The world is demanding more and more public and private interconnections. However, network-dense interconnection facilities are not easily replicated. Still, global competition among colocation interconnection providers is increasing in both small and large markets. The 451 Research report, “Interconnection 101” looks back at how much what they term “interconnection facilities” have grown up and the trends fueling their future expansion.
451 Research points out that interconnection facilities have come a long way from the vendor-neutral “carrier hotels” and “meet-me-rooms” where national telecom providers handed off international traffic to global carriers and network service providers (NSPs) that could physically hook up. These facilities grew into epicenters for Internet service providers (ISPs) to expand their international footprint, adopt new interconnection methods and business arrangements for transferring data between networks (e.g., cross connects, Internet transit and exchanges, private and public peering), and leverage data center services (cooling, power, physical security, disaster recovery, etc.).
Today, cloud service providers (CSPs) are the new kids on the block, taking over primary interconnection real estate and creating dense cloud ecosystems, making it easier for customers to create hybrid and multi-cloud infrastructures. Exchanges, such as the Equinix Cloud Exchange, are now enabling businesses to access multiple clouds faster than it took to initially create a single network connection. For example, more than 50% of the traffic going through trans-Pacific undersea cables is now coming from mega-scale cloud providers, such as Google and Amazon, in order to bypass the public Internet and improve customer interconnection performance.
According to 451 Research, interconnection has become a compelling business, and network-dense facilities are gaining in value. As this market sector matures, it is also in the process of consolidating to increase its worldwide NSP, ISP and CSP density. Those facilities in multiple global markets have a competitive advantage, especially if their customers can monitor everything from a single portal under the same contract.
Network neutrality is also impacting the interconnection business. Primarily a country-specific regulatory issue, the concept that all traffic running over a network should be treated equally, without giving priority to content providers or customers that pay higher rates, seems extremely democratic. However, some ISPs feel that they are carrying too much traffic for particular partners (e.g., streaming video content providers such as YouTube and Netflix), and this imbalance has led big broadband providers (e.g., Verizon, AT&T, etc.) to charge for unregulated, private peering ports.

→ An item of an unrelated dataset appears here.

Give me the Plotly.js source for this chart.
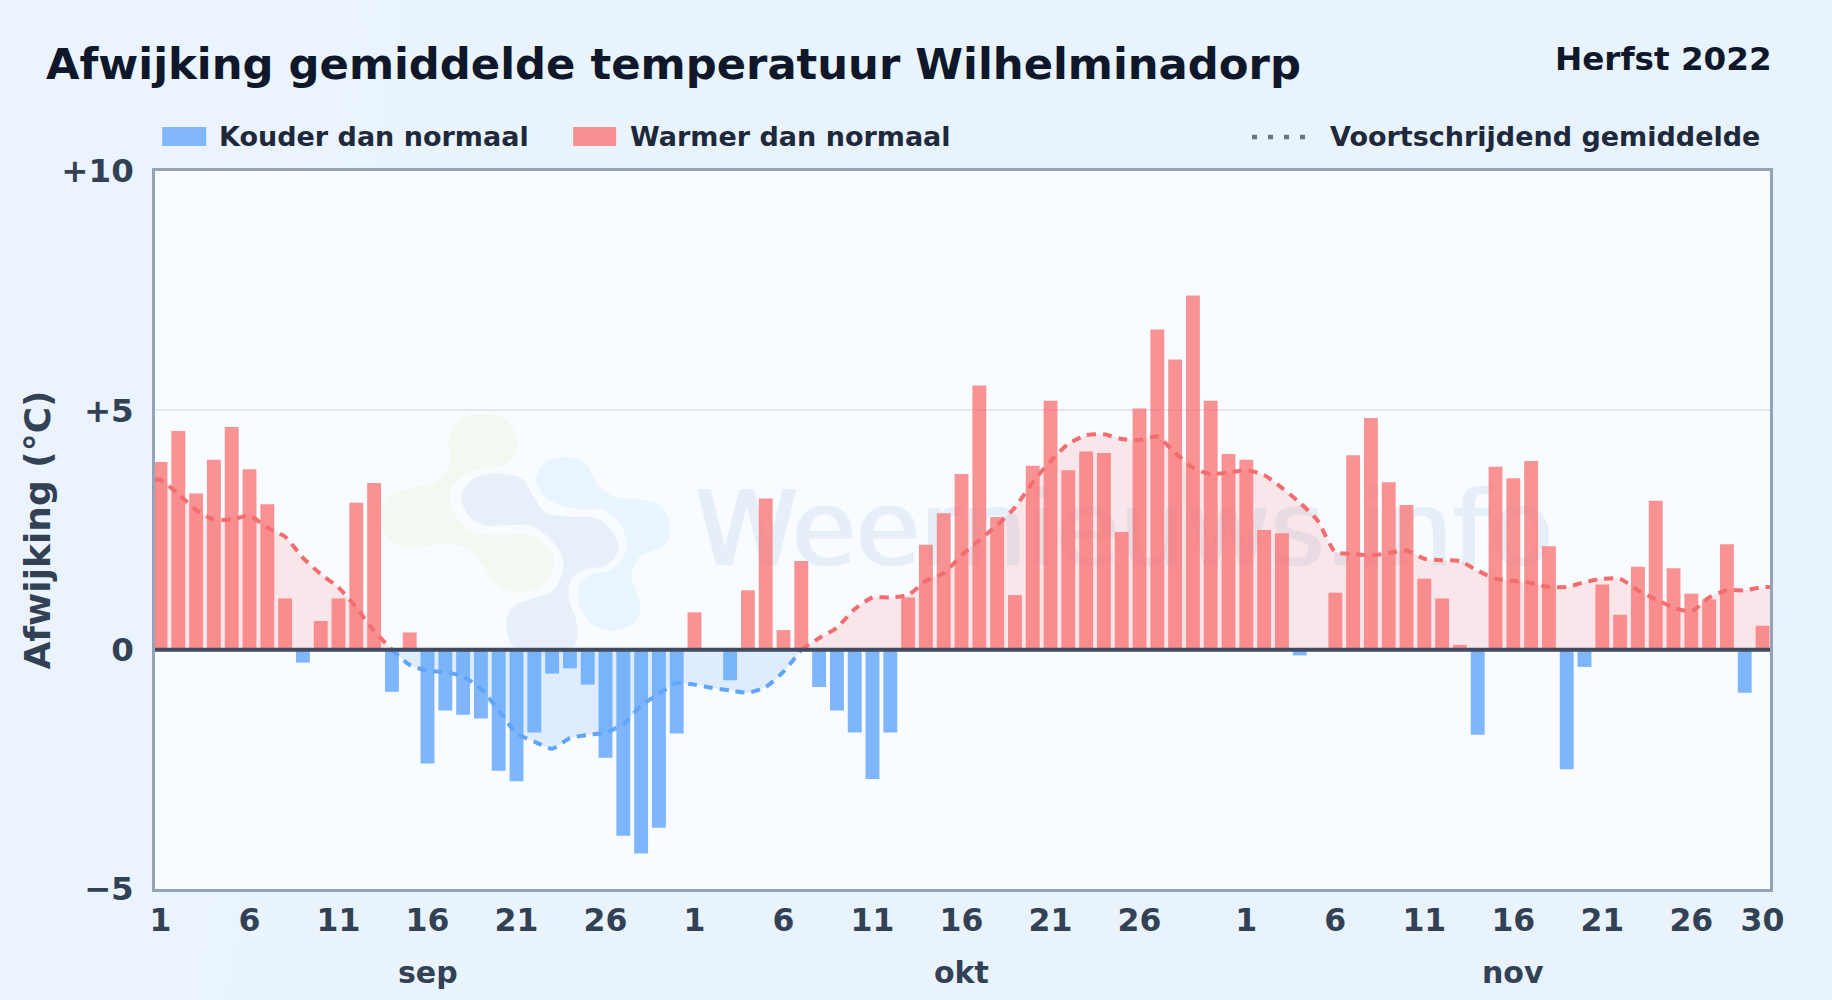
<!DOCTYPE html>
<html>
<head>
<meta charset="utf-8">
<script src="https://cdn.plot.ly/plotly-3.0.1.min.js"></script>
<style>
html,body{margin:0;padding:0;background:linear-gradient(100deg,#ebf4fd 0%,#e8f3fc 60%,#e8f3fc 100%);}
#chart{width:1832px;height:1000px;}
</style>
</head>
<body>
<div id="chart"></div>
<script>
const monthNames = ['sep','okt','nov'];
const monthStarts = ['2022-09-','2022-10-','2022-11-'];
const monthLengths = [30,31,30];

const deviation = [
 3.92,4.57,3.26,3.97,4.65,3.77,3.04,1.07,-0.27,0.6,1.07,3.07,3.48,-0.88,0.36,-2.38,-1.27,-1.36,-1.44,-2.53,-2.75,-1.73,-0.5,-0.39,-0.73,-2.26,-3.89,-4.26,-3.72,-1.75,
 0.78,0,-0.64,1.24,3.16,0.41,1.85,-0.78,-1.27,-1.73,-2.7,-1.73,1.09,2.19,2.85,3.67,5.52,2.77,1.14,3.84,5.2,3.75,4.14,4.11,2.46,5.04,6.69,6.06,7.4,5.2,4.09,
 3.97,2.5,2.43,-0.12,0,1.19,4.06,4.84,3.5,3.02,1.48,1.07,0.1,-1.78,3.82,3.58,3.94,2.16,-2.5,-0.36,1.36,0.73,1.73,3.11,1.7,1.17,1.05,2.2,-0.9,0.5
];
const rolling = [
 3.55,3.25,2.92,2.72,2.72,2.8,2.55,2.36,1.92,1.58,1.3,0.88,0.39,0,-0.32,-0.44,-0.47,-0.56,-0.82,-1.27,-1.75,-1.92,-2.07,-1.85,-1.78,-1.73,-1.56,-1.17,-0.92,-0.7,
 -0.73,-0.8,-0.85,-0.9,-0.78,-0.46,0,0.24,0.46,0.85,1.09,1.09,1.14,1.44,1.6,1.97,2.29,2.6,2.97,3.5,3.94,4.3,4.48,4.5,4.4,4.38,4.45,4.11,3.8,3.67,3.7,
 3.75,3.65,3.38,3.07,2.7,2.04,2.0,1.97,2.02,2.07,1.9,1.87,1.85,1.65,1.48,1.44,1.39,1.31,1.31,1.41,1.48,1.48,1.24,1.05,0.88,0.8,1.09,1.24,1.24,1.31
];
const tickDays = [
 '2022-09-01','2022-09-06','2022-09-11','2022-09-16','2022-09-21','2022-09-26',
 '2022-10-01','2022-10-06','2022-10-11','2022-10-16','2022-10-21','2022-10-26',
 '2022-11-01','2022-11-06','2022-11-11','2022-11-16','2022-11-21','2022-11-26','2022-11-30'
];
const tickLabels = ['1','6','11','16','21','26','1','6','11','16','21','26','1','6','11','16','21','26','30'];
const yTicks = [-5,0,5,10];
const yLabels = ['\u22125','0','+5','+10'];

const dates = [];
monthLengths.forEach((n,m)=>{for(let d=1;d<=n;d++)dates.push(monthStarts[m]+String(d).padStart(2,'0'));});

const FONT = 'DejaVu Sans';
const L=154.8,R=1770,T=171,B=889;
const px = (x,y)=>[(x-L)/(R-L),(B-y)/(B-T)];
const xStart='2022-08-31 16:34', xEnd='2022-11-30 10:05';

function blob(points){
  const P = points.map(p=>[370+p[0]/3,390+p[1]/3]);
  const n=P.length;
  const f=p=>{const q=px(p[0],p[1]);return q[0].toFixed(5)+','+q[1].toFixed(5);};
  let d='M'+f(P[0]);
  for(let i=0;i<n;i++){
    const p0=P[(i-1+n)%n],p1=P[i],p2=P[(i+1)%n],p3=P[(i+2)%n];
    const c1=[p1[0]+(p2[0]-p0[0])/6,p1[1]+(p2[1]-p0[1])/6];
    const c2=[p2[0]-(p3[0]-p1[0])/6,p2[1]-(p3[1]-p1[1])/6];
    d+='C'+f(c1)+' '+f(c2)+' '+f(p2);
  }
  return d+'Z';
}
const blobGreen=[[237,140],[270,88],[330,72],[405,88],[442,150],[410,220],[300,245],[250,285],[240,330],[265,390],[320,430],[400,435],[480,435],[540,480],[550,530],[510,590],[440,607],[380,585],[340,530],[300,480],[220,460],[140,472],[70,460],[35,400],[50,320],[120,295],[200,275],[237,220]];
const blobMid=[[275,310],[320,260],[390,250],[460,270],[490,320],[530,370],[600,380],[680,385],[730,430],[745,480],[710,525],[640,540],[600,575],[598,630],[620,700],[610,770],[520,800],[430,770],[408,700],[430,650],[490,625],[550,600],[580,530],[560,470],[490,410],[420,405],[340,405],[290,370]];
const blobBlue=[[500,260],[530,215],[590,202],[650,225],[680,280],[730,320],[800,328],[870,345],[900,410],[880,465],[810,500],[785,560],[812,650],[790,700],[730,722],[670,705],[630,650],[625,590],[660,555],[730,535],[768,480],[755,410],[700,360],[600,355],[530,325],[505,290]];

const warmX=[],warmY=[],coldX=[],coldY=[];
deviation.forEach((v,i)=>{ if(v<0){coldX.push(dates[i]);coldY.push(v);} else {warmX.push(dates[i]);warmY.push(v);} });

// the rolling line runs on to both plot edges, holding its end values
const lineX=[xStart,...dates,xEnd];
const lineY=[rolling[0],...rolling,rolling[rolling.length-1]];

const barWidth = 0.78*864e5;
const traces = [
 {type:'bar',name:'Kouder dan normaal',x:coldX,y:coldY,width:barWidth,marker:{color:'rgba(96,165,250,0.8)',line:{width:0}},hoverinfo:'x+y'},
 {type:'bar',name:'Warmer dan normaal',x:warmX,y:warmY,width:barWidth,marker:{color:'rgba(248,113,113,0.76)',line:{width:0}},hoverinfo:'x+y'},
 {type:'scatter',mode:'lines',name:'Voortschrijdend gemiddelde (warm)',x:lineX,y:lineY.map(v=>v>=0?v:null),fill:'tozeroy',fillcolor:'rgba(248,113,113,0.15)',
  line:{color:'#f36c6e',width:4,dash:'9px,7px',shape:'spline',smoothing:0.6},connectgaps:false,hoverinfo:'x+y'},
 {type:'scatter',mode:'lines',name:'Voortschrijdend gemiddelde (koud)',x:lineX,y:lineY.map(v=>v<=0?v:null),fill:'tozeroy',fillcolor:'rgba(96,165,250,0.17)',
  line:{color:'#60a5fa',width:4,dash:'9px,7px',shape:'spline',smoothing:0.6},connectgaps:false,hoverinfo:'x+y'}
];

function txt(text,x,y,size,color,anchor){
  const p=px(x,y);
  return {text,x:p[0],y:p[1],xref:'paper',yref:'paper',xanchor:anchor||'left',yanchor:'middle',showarrow:false,
    font:{family:FONT,size,color,weight:700}};
}
function rect(x0,y0,x1,y1,color){
  const a=px(x0,y0),b=px(x1,y1);
  return {type:'rect',xref:'paper',yref:'paper',x0:a[0],y0:a[1],x1:b[0],y1:b[1],fillcolor:color,line:{width:0},layer:'above'};
}
const dotA=px(1252,137),dotB=px(1310,137);
const wmA=px(696,484),wmB=px(1552,560);

const layout = {
  width:1832,height:1000,
  margin:{l:L,r:1832-R,t:T,b:1000-B,pad:0},
  paper_bgcolor:'rgba(0,0,0,0)',plot_bgcolor:'#f8fbff',
  showlegend:false,barmode:'overlay',
  title:{text:'Afwijking gemiddelde temperatuur Wilhelminadorp',x:46/1832,xanchor:'left',xref:'container',y:1-64/1000,yanchor:'middle',
    font:{family:FONT,size:43.3,weight:700,color:'#0f172a'}},
  xaxis:{type:'date',range:[xStart,xEnd],tickmode:'array',tickvals:tickDays,ticktext:tickLabels,
    tickfont:{family:FONT,size:31.5,weight:700,color:'#334155'},ticks:'',ticklabelstandoff:1,showgrid:false,zeroline:false,
    showline:true,mirror:true,linecolor:'#94a3b8',linewidth:2.5,automargin:false},
  yaxis:{range:[-5,10],tickmode:'array',tickvals:yTicks,ticktext:yLabels,
    tickfont:{family:FONT,size:32.5,weight:700,color:'#334155'},ticks:'',ticklabelstandoff:12,
    showgrid:true,gridcolor:'#e2e8f0',gridwidth:2,zeroline:false,
    showline:true,mirror:true,linecolor:'#94a3b8',linewidth:2.5,automargin:false,
    title:{text:'Afwijking (°C)',standoff:0,font:{family:FONT,size:36,weight:700,color:'#334155'}}},
  shapes:[
    {type:'path',path:blob(blobGreen),xref:'paper',yref:'paper',fillcolor:'#f3f9f0',line:{width:0},layer:'below'},
    {type:'path',path:blob(blobMid),xref:'paper',yref:'paper',fillcolor:'#e7f0f9',line:{width:0},layer:'below'},
    {type:'path',path:blob(blobBlue),xref:'paper',yref:'paper',fillcolor:'#e8f5fe',line:{width:0},layer:'below'},
    {type:'rect',xref:'paper',yref:'paper',x0:wmA[0],y0:wmA[1],x1:wmB[0],y1:wmB[1],fillcolor:'rgba(0,0,0,0)',line:{width:0},layer:'below',
      label:{text:'Weernieuws.info',textposition:'middle center',font:{family:FONT,size:104,color:'#e6eef8',shadow:'1.5px 0 0 #e6eef8, -1.5px 0 0 #e6eef8'}}},
    {type:'line',xref:'paper',x0:0,x1:1,yref:'y',y0:0,y1:0,line:{color:'#3f4b5e',width:4},layer:'above'},
    rect(162,127,206,146,'#82b7fb'),
    rect(573,127,616,146,'#f79092'),
    {type:'line',xref:'paper',yref:'paper',x0:dotA[0],y0:dotA[1],x1:dotB[0],y1:dotB[1],line:{color:'#64748b',width:4.5,dash:'5px,11px'},layer:'above'}
  ],
  annotations:[
    txt('Herfst 2022',1774.5,59,32.6,'#0f172a','right'),
    txt('Kouder dan normaal',217,136.5,27,'#1e293b'),
    txt('Warmer dan normaal',628,136.5,27,'#1e293b'),
    txt('Voortschrijdend gemiddelde',1328,136.5,27,'#1e293b'),
    ...monthNames.map((m,i)=>({text:m,x:monthStarts[i]+'16',xref:'x',y:0,yref:'paper',yanchor:'middle',xanchor:'center',yshift:-83,showarrow:false,
      font:{family:FONT,size:30,weight:700,color:'#334155'}}))
  ]
};
Plotly.newPlot('chart',traces,layout,{displayModeBar:false,responsive:false});
</script>
</body>
</html>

The evolution of interconnection – trends and disruptors
451 Research sees a number of factors driving the evolution of interconnection within the digital economy, including:
- Continued growth of Internet and cloud traffic, but with the added requirement of high- performance and secure interconnection
- Increased numbers of people, companies and things interconnecting via various devices and accessing dynamic applications and rich media content on demand
- Growing requirements for lower-latency, high-performance connectivity at the “edge” from the Internet of Things, mobile, content delivery, and services such as PaaS, IaaS and SaaS
- Software-defined networking and network function virtualization providing more innovative network services through programmable network services, reducing the need for a large number of physical interconnections
451 Research also believes interconnection services that deliver network speed and reliability will increase and the demand for interconnection facilities will continue to grow globally, especially as content gets pushed further to the edge of the Internet. They see some important business model shifts coming, particularly as the cooperative, non-privatized European interconnection model grows in popularity in the United States. As these and many other trends continue to evolve, 451 sees the interconnection business continuing to grow and multitenant data center providers justifying the cost premium for their added-value services.